INSTRUCTIONS FOR THE TASK
Filter the data below for the string "chart" and copy each matching line.

COLLECTED DATA
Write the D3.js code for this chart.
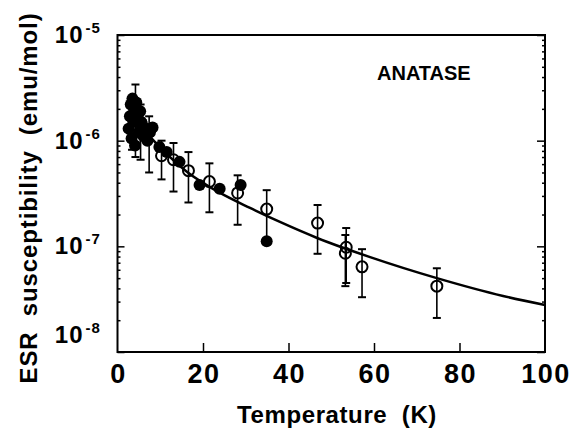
<!DOCTYPE html>
<html lang="en">
<head>
  <meta charset="utf-8">
  <title>ESR susceptibility - anatase</title>
  <script src="https://d3js.org/d3.v7.min.js"></script>
  <style>
    body { margin: 0; background: #fff; }
    #chart text {
      font-family: "Liberation Sans", Arial, Helvetica, sans-serif;
      font-weight: bold;
      fill: #000;
    }
  </style>
</head>
<body>
  <div id="chart"></div>

  <script type="text/javascript">
    "use strict"
    // open circles (with error bars): temperature, value, lower and upper end of the bar
    var openT   = [3.4, 4.2, 5.4, 7.4, 10.3, 13.1, 16.6, 21.5, 28.1, 34.9, 46.8, 53.5, 53.3, 57.2, 74.7]
    var openChi = [1.7e-6, 2.0e-6, 1.5e-6, 1.25e-6, 7.2e-7, 6.6e-7, 5.2e-7, 4.1e-7, 3.2e-7, 2.25e-7, 1.66e-7, 9.8e-8, 8.6e-8, 6.4e-8, 4.2e-8]
    var openLo  = [8.2e-7, 7.0e-7, 6.6e-7, 5.0e-7, 4.3e-7, 3.3e-7, 2.6e-7, 2.1e-7, 1.6e-7, 1.15e-7, 8.5e-8, 4.5e-8, 4.2e-8, 3.3e-8, 2.1e-8]
    var openHi  = [2.5e-6, 3.4e-6, 2.2e-6, 1.7e-6, 1.0e-6, 9.5e-7, 7.8e-7, 6.1e-7, 4.7e-7, 3.4e-7, 2.46e-7, 1.49e-7, 1.28e-7, 9.4e-8, 6.2e-8]

    // filled circles
    var filledT   = [2.6, 2.9, 3.1, 3.3, 3.5, 3.7, 3.9, 4.1, 4.4, 4.7, 5.0, 5.3, 5.7, 6.1, 6.6, 7.0, 7.6, 8.2,
                     9.8, 11.5, 14.5, 19.2, 23.9, 28.8, 34.9]
    var filledChi = [1.3e-6, 1.7e-6, 2.2e-6, 1.05e-6, 2.5e-6, 1.5e-6, 1.9e-6, 9e-7, 2.3e-6, 1.6e-6, 1.2e-6, 1.9e-6, 1.45e-6, 1.1e-6, 1.3e-6, 1.0e-6, 1.2e-6, 1.33e-6,
                     8.7e-7, 7.8e-7, 6.3e-7, 3.8e-7, 3.5e-7, 3.8e-7, 1.12e-7]

    // fitted curve
    var curveT   = [2.9, 6.4, 9.9, 16.3, 24.0, 31.0, 38.0, 46.7, 59.1, 74.7, 90.2, 100]
    var curveChi = [1.75e-6, 1.23e-6, 8.7e-7, 5.05e-7, 3.2e-7, 2.31e-7, 1.7e-7, 1.2e-7, 7.9e-8, 5.0e-8, 3.39e-8, 2.79e-8]

    var xTicks = [0, 20, 40, 60, 80, 100]
    var yTicks = [1e-5, 1e-6, 1e-7, 1e-8]
    var yTickExp = ["-5", "-6", "-7", "-8"]

    var larguraSVG = 573, alturaSVG = 428
    var margin = {top: 35, right: 28, bottom: 76, left: 117.5},
        larguraVis = larguraSVG - margin.left - margin.right,
        alturaVis = alturaSVG - margin.top - margin.bottom

    var svg = d3.select('#chart')
      .append('svg')
        .attr('width', larguraSVG)
        .attr('height', alturaSVG)
    var grafico = svg.append('g')
        .attr('transform', 'translate(' + margin.left + ',' + margin.top + ')')

    var x = d3.scaleLinear().domain([0, 100]).range([0, larguraVis])
    var y = d3.scaleLog().domain([1e-8, 1e-5]).range([alturaVis, 0])

    // minor log ticks 2..9 in each decade
    var minor = []
    yTicks.slice(1).forEach(function (d) {
      for (var k = 2; k <= 9; k++) minor.push(d * k)
    })

    function styleAxis(g) {
      g.select('.domain').remove()
      g.selectAll('line').attr('stroke', '#000').attr('stroke-width', 1.5)
      g.selectAll('text').remove()
    }

    // ticks pointing inside the frame
    grafico.append('g')
      .attr('transform', 'translate(0,' + alturaVis + ')')
      .call(d3.axisBottom(x).tickValues(xTicks.slice(1, -1)).tickSize(-9))
      .call(styleAxis)
    grafico.append('g')
      .call(d3.axisLeft(y).tickValues(yTicks).tickSize(-7))
      .call(styleAxis)
    grafico.append('g')
      .call(d3.axisLeft(y).tickValues(minor).tickSize(-3))
      .call(styleAxis)
    grafico.append('g')
      .attr('transform', 'translate(' + larguraVis + ',0)')
      .call(d3.axisRight(y).tickValues(yTicks).tickSize(-8))
      .call(styleAxis)
    grafico.append('g')
      .attr('transform', 'translate(' + larguraVis + ',0)')
      .call(d3.axisRight(y).tickValues(minor).tickSize(-3))
      .call(styleAxis)

    grafico.append('rect')
      .attr('width', larguraVis)
      .attr('height', alturaVis)
      .attr('fill', 'none')
      .attr('stroke', '#000')
      .attr('stroke-width', 2)

    // tick labels
    grafico.selectAll('.xlab')
      .data(xTicks)
      .enter().append('text')
        .attr('class', 'xlab')
        .attr('x', d => x(d) + 1)
        .attr('y', alturaVis + 31)
        .attr('text-anchor', 'middle')
        .style('font-size', '27px')
        .style('letter-spacing', '1.5px')
        .text(d => d)

    var ylab = grafico.selectAll('.ylab')
      .data(yTicks)
      .enter().append('g')
        .attr('class', 'ylab')
        .attr('transform', (d, i) => 'translate(-34,' + (y(d) + (i == yTicks.length - 1 ? -9 : 8)) + ')')
    ylab.append('text')
      .attr('text-anchor', 'end')
      .style('font-size', '24px')
      .style('letter-spacing', '1px')
      .text('10')
    ylab.append('text')
      .attr('x', 2)
      .attr('y', -10)
      .style('font-size', '15px')
      .style('letter-spacing', '1px')
      .text((d, i) => yTickExp[i])

    // fitted curve
    var linha = d3.line()
      .x((d, i) => x(curveT[i]))
      .y((d, i) => y(curveChi[i]))
      .curve(d3.curveMonotoneX)
    grafico.append('path')
      .datum(curveChi)
      .attr('d', linha)
      .attr('fill', 'none')
      .attr('stroke', '#000')
      .attr('stroke-width', 2.5)

    // error bars
    var barras = grafico.selectAll('.erro')
      .data(openT)
      .enter().append('g')
        .attr('class', 'erro')
        .attr('stroke', '#000')
    barras.append('line')
      .attr('x1', d => x(d)).attr('x2', d => x(d))
      .attr('y1', (d, i) => y(openLo[i]))
      .attr('y2', (d, i) => y(openHi[i]))
      .attr('stroke-width', 1.6)
    barras.append('line')
      .attr('x1', d => x(d) - 4).attr('x2', d => x(d) + 4)
      .attr('y1', (d, i) => y(openLo[i])).attr('y2', (d, i) => y(openLo[i]))
      .attr('stroke-width', 2)
    barras.append('line')
      .attr('x1', d => x(d) - 4).attr('x2', d => x(d) + 4)
      .attr('y1', (d, i) => y(openHi[i])).attr('y2', (d, i) => y(openHi[i]))
      .attr('stroke-width', 2)

    grafico.selectAll('.cheio')
      .data(filledT)
      .enter().append('circle')
        .attr('class', 'cheio')
        .attr('cx', d => x(d))
        .attr('cy', (d, i) => y(filledChi[i]))
        .attr('r', 6)
        .attr('fill', '#000')

    grafico.selectAll('.aberto')
      .data(openT)
      .enter().append('circle')
        .attr('class', 'aberto')
        .attr('cx', d => x(d))
        .attr('cy', (d, i) => y(openChi[i]))
        .attr('r', 5.5)
        .attr('fill', 'none')
        .attr('stroke', '#000')
        .attr('stroke-width', 2)

    // labels
    grafico.append('text')
      .attr('x', larguraVis - 168)
      .attr('y', 45)
      .style('font-size', '20px')
      .text('ANATASE')

    svg.append('text')
      .attr('transform', 'translate(37,198) rotate(-90)')
      .attr('text-anchor', 'middle')
      .style('font-size', '24px')
      .style('letter-spacing', '0.9px')
      .attr('xml:space', 'preserve')
      .text('ESR  susceptibility  (emu/mol)')

    svg.append('text')
      .attr('x', 337)
      .attr('y', 423)
      .attr('text-anchor', 'middle')
      .style('font-size', '24px')
      .style('letter-spacing', '0.6px')
      .attr('xml:space', 'preserve')
      .text('Temperature  (K)')
  </script>
</body>
</html>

EXERCISE SOLUTION
Write the D3.js code for this chart.
    #chart text {
  <div id="chart"></div>
    var svg = d3.select('#chart')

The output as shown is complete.